A certification exam for MBAs will be launched in April in an attempt to figure out who among the 112,000 graduates each year has learned the core subjects of a master's degree in business administration. 

The CMBA -- certified MBA -- will be announced Sept. 3 by the International Certification Institute (ICI) and Thomson, a company with $7.2 billion in 2001 revenue and a giant in the growing industry of certification exams and testing administered by computer.

It's certain to stir controversy because it's a potential threat to the nation's top-tier business schools, whose graduates have long been able to demand fatter salaries than those from other schools. Test-takers will know where they rank against all test-takers, as the CMBA will provide an instrument to compare students from the 900 universities offering an MBA.

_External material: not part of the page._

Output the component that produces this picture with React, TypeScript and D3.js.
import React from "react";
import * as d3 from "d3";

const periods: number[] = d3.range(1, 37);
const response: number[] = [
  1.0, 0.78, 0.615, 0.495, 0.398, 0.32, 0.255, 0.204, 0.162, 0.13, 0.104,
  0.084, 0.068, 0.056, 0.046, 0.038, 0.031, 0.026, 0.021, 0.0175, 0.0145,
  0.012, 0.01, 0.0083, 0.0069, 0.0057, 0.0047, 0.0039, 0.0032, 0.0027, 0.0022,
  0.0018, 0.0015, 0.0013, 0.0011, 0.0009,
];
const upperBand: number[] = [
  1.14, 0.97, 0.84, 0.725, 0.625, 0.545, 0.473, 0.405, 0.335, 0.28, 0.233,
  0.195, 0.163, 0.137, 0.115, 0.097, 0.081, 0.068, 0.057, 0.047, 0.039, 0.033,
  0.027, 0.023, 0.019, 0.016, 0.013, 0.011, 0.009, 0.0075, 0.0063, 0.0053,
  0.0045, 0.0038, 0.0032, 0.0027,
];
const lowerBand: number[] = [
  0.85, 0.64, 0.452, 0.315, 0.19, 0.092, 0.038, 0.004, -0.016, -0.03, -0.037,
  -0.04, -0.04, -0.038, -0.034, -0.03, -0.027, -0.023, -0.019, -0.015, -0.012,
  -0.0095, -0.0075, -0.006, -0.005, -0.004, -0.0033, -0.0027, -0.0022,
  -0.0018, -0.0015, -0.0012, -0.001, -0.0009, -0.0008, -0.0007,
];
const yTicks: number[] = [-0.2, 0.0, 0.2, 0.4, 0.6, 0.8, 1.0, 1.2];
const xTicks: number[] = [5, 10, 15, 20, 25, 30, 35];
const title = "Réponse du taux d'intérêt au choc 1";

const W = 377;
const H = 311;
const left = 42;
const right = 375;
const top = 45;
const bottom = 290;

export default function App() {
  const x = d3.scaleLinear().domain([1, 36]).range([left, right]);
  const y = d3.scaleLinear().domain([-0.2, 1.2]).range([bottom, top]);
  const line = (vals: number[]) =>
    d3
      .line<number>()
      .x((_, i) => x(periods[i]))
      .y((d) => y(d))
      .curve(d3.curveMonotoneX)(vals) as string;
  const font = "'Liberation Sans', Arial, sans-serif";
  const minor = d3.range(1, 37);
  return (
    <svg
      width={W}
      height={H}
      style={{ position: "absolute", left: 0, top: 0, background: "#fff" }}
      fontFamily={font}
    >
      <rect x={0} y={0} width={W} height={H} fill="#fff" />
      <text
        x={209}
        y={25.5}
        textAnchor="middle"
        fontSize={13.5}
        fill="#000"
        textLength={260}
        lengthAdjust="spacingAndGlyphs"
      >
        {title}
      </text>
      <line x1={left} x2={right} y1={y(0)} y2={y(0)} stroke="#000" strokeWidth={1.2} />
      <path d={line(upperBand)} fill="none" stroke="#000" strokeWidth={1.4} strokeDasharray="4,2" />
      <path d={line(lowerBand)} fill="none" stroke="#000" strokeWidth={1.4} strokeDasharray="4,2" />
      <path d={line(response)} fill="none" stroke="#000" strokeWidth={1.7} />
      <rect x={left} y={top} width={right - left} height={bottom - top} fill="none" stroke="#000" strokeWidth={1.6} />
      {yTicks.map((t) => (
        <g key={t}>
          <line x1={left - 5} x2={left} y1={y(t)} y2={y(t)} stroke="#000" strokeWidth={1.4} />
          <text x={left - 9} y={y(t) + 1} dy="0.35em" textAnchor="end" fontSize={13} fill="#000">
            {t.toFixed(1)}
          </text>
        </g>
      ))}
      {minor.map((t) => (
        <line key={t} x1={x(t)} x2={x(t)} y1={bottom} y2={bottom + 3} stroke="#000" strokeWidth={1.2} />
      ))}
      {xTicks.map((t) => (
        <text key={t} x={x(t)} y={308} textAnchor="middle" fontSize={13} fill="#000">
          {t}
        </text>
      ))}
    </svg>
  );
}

The $450 exam is being compared to a bar exam for law students. The five-hour exam will have 300 questions covering finance and accounting, economics, operations and marketing and management. Unlike the bar, no regulatory body will require the CMBA, which means the exam's success will rely on employers expecting it of applicants or students deciding it will give them an edge in a job hunt.

Companies spend $8.5 billion a year in salaries for new MBA hires and often ''get burned,'' says Peter Navarro, a business professor at the University of California at Irvine.

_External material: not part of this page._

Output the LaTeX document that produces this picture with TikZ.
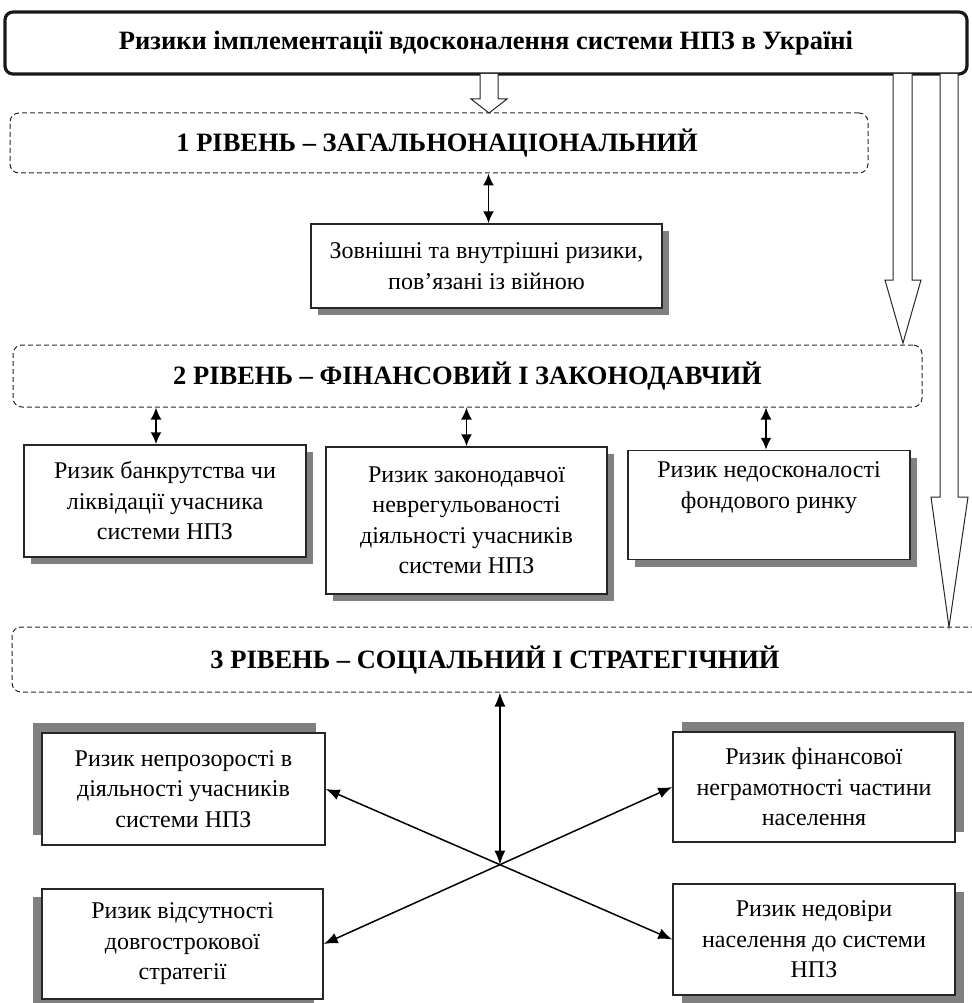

Navarro has seen companies pass over the top Cal-Irvine MBA graduate to take last-place students from Stanford. ''The top 20 schools won't want this, because they have a brand-name monopoly,'' Navarro says.

''There is no debate that there are incompetent MBAs,'' says Louis Lataif, dean of Boston University's highly ranked management school. But top schools can cherry-pick applicants already headed for success. Companies recruit at those schools because ''the sorting has been done for them by the admissions committee,'' he says.

The exam comes at a time when the MBA degree is under attack. Management scholar Jeffrey Pfeffer of Stanford combed through 40 years of research and concluded that those who get an MBA make no more money nor do they advance faster in their careers than executives who don't get the degree.

Pfeffer calls the CMBA an interesting idea if the scores wind up predicting success. But U.S. companies have never cared much about tests and grades, he says.

The market is huge. There are 2.5 million people with MBAs, and MBAs account for 25% of all graduate degrees.